Sick of Work

It’s the morning of an 8-6 shift. Ten hours sat behind your desk procrastinating, listening to angry customers, or maybe you work outdoors and its pouring it down with rain. The comfort of your warm duvet is calling and you’ve snoozed your alarm six times already. Consciously you make the decision and reach for your phone. ‘I’m sorry, I’m not coming in today, I’ve got flu/a bad cold/my cats died/my boilers broke/my other half has locked me in the house/my cars broke down.’ There’s a myriad of excuses you can use because frankly, it’s Monday and you just can’t be arsed.

There are hundreds of us that do this every day. There’s a shortfall in holiday time, prices are rising and wages aren’t going up and despite the promises of the growing economy the little man just isn’t reaping the benefits. We’re overworked and underpaid.

The thing is, work places have started to cotton on to this. New policies are put in place, most workplaces now commonly put in place an absence policy which states an employee can only have 3 occasions of absence over a year, manager’s spy on social networks to see what their employees are up to. With a rise in unemployment people are finding themselves easily sacked and easily replaced, we have become literally just a number.

How though does this affect the people with genuine illness? People who really can’t get into work and are suffering because of those of us who sometimes just like to skive?

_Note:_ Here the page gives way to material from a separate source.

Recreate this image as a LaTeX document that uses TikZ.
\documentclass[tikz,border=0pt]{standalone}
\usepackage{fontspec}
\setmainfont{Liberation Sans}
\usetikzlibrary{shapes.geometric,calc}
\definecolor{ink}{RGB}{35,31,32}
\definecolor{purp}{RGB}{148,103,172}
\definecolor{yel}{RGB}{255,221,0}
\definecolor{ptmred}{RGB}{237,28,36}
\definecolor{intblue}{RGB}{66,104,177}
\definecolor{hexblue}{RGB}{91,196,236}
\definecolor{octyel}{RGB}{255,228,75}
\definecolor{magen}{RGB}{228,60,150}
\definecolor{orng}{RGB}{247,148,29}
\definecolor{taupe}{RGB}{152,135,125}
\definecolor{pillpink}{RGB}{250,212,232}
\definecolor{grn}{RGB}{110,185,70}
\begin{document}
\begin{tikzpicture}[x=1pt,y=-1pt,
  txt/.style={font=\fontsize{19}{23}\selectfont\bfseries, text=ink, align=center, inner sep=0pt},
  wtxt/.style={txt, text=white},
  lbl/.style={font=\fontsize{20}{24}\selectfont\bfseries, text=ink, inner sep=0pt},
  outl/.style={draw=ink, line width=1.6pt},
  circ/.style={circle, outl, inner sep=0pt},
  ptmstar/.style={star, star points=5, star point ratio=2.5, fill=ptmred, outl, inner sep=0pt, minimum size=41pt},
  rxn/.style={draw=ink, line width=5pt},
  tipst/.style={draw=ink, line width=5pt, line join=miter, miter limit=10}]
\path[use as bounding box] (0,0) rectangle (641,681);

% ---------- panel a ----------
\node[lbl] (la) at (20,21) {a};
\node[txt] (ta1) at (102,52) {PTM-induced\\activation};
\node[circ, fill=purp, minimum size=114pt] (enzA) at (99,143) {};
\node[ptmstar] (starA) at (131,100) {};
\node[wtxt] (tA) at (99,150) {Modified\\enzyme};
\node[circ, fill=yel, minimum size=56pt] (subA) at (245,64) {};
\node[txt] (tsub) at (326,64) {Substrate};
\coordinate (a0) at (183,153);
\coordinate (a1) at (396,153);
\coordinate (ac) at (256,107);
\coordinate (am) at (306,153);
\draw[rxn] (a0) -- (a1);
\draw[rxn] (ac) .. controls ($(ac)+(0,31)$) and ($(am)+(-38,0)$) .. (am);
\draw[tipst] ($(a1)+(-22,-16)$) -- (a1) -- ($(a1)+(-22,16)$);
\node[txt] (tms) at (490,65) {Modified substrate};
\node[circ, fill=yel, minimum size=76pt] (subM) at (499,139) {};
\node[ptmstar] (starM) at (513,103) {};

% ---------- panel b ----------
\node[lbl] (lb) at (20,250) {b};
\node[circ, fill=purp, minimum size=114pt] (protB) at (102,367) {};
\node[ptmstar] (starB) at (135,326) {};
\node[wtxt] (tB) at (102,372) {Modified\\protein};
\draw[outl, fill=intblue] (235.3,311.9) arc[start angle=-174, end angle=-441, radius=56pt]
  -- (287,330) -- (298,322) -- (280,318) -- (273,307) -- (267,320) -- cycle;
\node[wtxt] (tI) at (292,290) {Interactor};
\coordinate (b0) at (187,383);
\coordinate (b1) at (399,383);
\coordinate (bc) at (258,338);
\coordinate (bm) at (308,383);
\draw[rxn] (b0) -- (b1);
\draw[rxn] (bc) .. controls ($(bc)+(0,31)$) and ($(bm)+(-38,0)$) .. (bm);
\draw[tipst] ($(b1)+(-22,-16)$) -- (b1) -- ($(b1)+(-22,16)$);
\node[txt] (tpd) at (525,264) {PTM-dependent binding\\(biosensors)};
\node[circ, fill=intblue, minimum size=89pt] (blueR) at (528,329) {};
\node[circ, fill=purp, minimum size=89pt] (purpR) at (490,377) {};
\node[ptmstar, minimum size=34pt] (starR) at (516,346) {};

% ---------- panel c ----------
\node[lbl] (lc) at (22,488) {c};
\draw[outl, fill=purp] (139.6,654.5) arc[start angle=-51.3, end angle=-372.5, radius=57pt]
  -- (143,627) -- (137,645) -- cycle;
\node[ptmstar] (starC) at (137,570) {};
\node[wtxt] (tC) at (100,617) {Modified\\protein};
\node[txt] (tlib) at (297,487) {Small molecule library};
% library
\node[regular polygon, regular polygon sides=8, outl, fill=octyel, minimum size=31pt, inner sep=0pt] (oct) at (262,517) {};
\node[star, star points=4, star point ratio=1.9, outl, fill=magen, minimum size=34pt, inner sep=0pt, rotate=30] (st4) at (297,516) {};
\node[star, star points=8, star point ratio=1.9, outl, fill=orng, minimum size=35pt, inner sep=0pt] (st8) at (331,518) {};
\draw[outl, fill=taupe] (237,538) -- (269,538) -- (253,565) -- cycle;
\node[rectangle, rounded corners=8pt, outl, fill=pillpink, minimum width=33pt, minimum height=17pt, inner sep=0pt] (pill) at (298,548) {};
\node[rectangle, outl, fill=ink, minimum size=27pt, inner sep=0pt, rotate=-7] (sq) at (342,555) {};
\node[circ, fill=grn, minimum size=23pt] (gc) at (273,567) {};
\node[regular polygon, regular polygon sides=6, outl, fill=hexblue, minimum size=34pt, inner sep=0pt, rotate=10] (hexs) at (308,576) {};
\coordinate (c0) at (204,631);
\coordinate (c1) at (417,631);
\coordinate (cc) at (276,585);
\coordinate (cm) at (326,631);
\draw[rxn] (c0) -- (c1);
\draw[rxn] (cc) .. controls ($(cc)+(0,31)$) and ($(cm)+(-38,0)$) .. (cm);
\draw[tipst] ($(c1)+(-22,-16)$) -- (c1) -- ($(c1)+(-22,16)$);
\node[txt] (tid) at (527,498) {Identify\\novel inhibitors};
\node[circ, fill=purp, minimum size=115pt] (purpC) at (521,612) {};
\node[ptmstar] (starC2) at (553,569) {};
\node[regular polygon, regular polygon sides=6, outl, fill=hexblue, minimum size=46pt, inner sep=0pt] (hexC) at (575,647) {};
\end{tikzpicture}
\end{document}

I am one of those people. Don’t get me wrong I’m not saying there’s never been a time in my life when I’ve genuinely just not wanted to get out of bed and I’ve rang in sick with some excuse when really I’m just tired or still hungover from the weekend, but in a very realistic way I have suffered because of genuine illness and health problems and found myself penalised with frankly nowhere to turn.

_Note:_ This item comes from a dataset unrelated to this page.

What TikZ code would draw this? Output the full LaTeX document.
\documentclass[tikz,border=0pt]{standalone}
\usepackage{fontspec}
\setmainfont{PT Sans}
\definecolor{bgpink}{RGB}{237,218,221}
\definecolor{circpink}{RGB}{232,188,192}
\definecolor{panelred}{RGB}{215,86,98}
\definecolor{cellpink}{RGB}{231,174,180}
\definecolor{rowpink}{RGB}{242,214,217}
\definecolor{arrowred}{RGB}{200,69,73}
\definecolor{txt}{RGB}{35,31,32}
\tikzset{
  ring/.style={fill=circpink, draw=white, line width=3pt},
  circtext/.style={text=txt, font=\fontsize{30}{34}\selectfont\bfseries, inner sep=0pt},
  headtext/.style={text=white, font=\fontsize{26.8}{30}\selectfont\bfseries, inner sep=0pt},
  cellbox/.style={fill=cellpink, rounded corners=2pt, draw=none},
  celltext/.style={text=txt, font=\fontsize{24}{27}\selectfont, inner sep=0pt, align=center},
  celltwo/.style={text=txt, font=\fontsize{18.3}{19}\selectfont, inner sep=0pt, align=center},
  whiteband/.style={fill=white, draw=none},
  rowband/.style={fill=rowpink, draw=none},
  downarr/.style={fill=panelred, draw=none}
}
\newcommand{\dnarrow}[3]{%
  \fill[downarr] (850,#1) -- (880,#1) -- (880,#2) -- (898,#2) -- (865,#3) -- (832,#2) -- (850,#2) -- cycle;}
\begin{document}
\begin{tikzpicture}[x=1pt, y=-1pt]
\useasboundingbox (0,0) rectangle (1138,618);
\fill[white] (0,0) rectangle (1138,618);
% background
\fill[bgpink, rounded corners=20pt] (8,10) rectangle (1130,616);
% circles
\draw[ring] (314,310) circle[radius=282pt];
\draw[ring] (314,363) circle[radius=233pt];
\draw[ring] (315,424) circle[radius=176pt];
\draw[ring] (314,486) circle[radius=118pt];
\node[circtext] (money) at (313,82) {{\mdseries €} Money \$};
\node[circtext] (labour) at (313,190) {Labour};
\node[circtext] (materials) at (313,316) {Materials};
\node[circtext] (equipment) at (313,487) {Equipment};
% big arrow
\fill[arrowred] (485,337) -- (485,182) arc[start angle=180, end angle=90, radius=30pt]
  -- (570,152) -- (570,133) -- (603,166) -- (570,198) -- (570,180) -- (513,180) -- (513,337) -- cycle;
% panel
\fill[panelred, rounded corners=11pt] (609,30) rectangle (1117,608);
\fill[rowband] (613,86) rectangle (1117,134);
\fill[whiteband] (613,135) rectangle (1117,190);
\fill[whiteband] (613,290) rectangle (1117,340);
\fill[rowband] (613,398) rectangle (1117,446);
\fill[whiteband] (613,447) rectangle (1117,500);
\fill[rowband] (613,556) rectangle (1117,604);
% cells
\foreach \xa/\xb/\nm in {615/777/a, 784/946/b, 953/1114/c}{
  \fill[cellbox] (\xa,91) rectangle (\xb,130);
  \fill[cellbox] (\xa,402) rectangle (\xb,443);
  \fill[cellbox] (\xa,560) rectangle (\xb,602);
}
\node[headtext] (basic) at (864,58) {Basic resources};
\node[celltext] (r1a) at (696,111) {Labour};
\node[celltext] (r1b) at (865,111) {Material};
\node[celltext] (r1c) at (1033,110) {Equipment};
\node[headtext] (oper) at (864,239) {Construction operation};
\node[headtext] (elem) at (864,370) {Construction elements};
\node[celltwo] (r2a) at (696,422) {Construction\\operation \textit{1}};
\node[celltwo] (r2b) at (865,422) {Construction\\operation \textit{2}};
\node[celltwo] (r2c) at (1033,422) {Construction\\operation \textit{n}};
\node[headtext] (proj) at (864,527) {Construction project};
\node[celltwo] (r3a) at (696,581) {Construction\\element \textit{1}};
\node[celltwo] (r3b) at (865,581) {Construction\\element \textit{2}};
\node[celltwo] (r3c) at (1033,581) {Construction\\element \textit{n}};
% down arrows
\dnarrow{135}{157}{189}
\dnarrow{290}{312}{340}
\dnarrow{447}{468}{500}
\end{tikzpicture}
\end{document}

I have a series of health problems. I suffer with depression which at the moment and despite campaigning, isn’t always seen as a genuine reason to not be in work. People who haven’t suffered with depression have no idea how hard it can be to get out of bed and complete the simplest of tasks. There is no sympathy from your boss when you ring up and try to explain that you just can’t come in today because you felt like drowning yourself in the bath last night. I have had to leave several jobs in the past when I have just been unable to cope with the pressure they put on you to return to work when you feel like your life is falling apart.

Equally I have had to deal with managers who ask ‘why can’t you be in work though?’ when you call in with a throat infection and work in a call centre. Or can’t you try and come in for the morning and come home when you’re suffering from a heart condition and need to get to hospital. But I think the best one had to be following an ambulance visit to my home to find out I’d suffered a miscarriage being asked ‘do you really think that’s a good enough reason not to be in work?.

Another friend of mine suffers a condition which causes her to black out at random occasions. Her employers are aware of this but have put no provisions in place to look after her in the workplace and have threatened her on more than one occasion with the sack when she has been off work with this condition. On the one occasion she actually blacked out at work they wouldn’t even let her leave to go to hospital, saying instead that as she only had 2 hours left to her shift she may as well stay and then go to the hospital later.

People might think why wouldn’t you just go anyway or leave such a horrible place? But with the growing concern over actually finding another job a lot of us feel trapped and scared. We daren’t walk out because we might not find anything else and with rising debt and financial problems how can we afford to live on the dole? Most people are too scared to stand up to a manager who we know are being disrespectful and treating us badly because we are too frightened of the consequences. Extended probation periods mean that basically employees are robbed of their rights and employers can sack them with immediate effect and no following of procedure. Employees struggle into work with illness and injury and pass it on to everyone else until half the office is down with it. How are we expected to perform well, meet targets and do our jobs properly when we’re mentally and physically worn down? Not to mention the fact that not many employers pay sick pay these days meaning at least for the first 7 days of absence you’ve also got no money coming in. Something has got to give.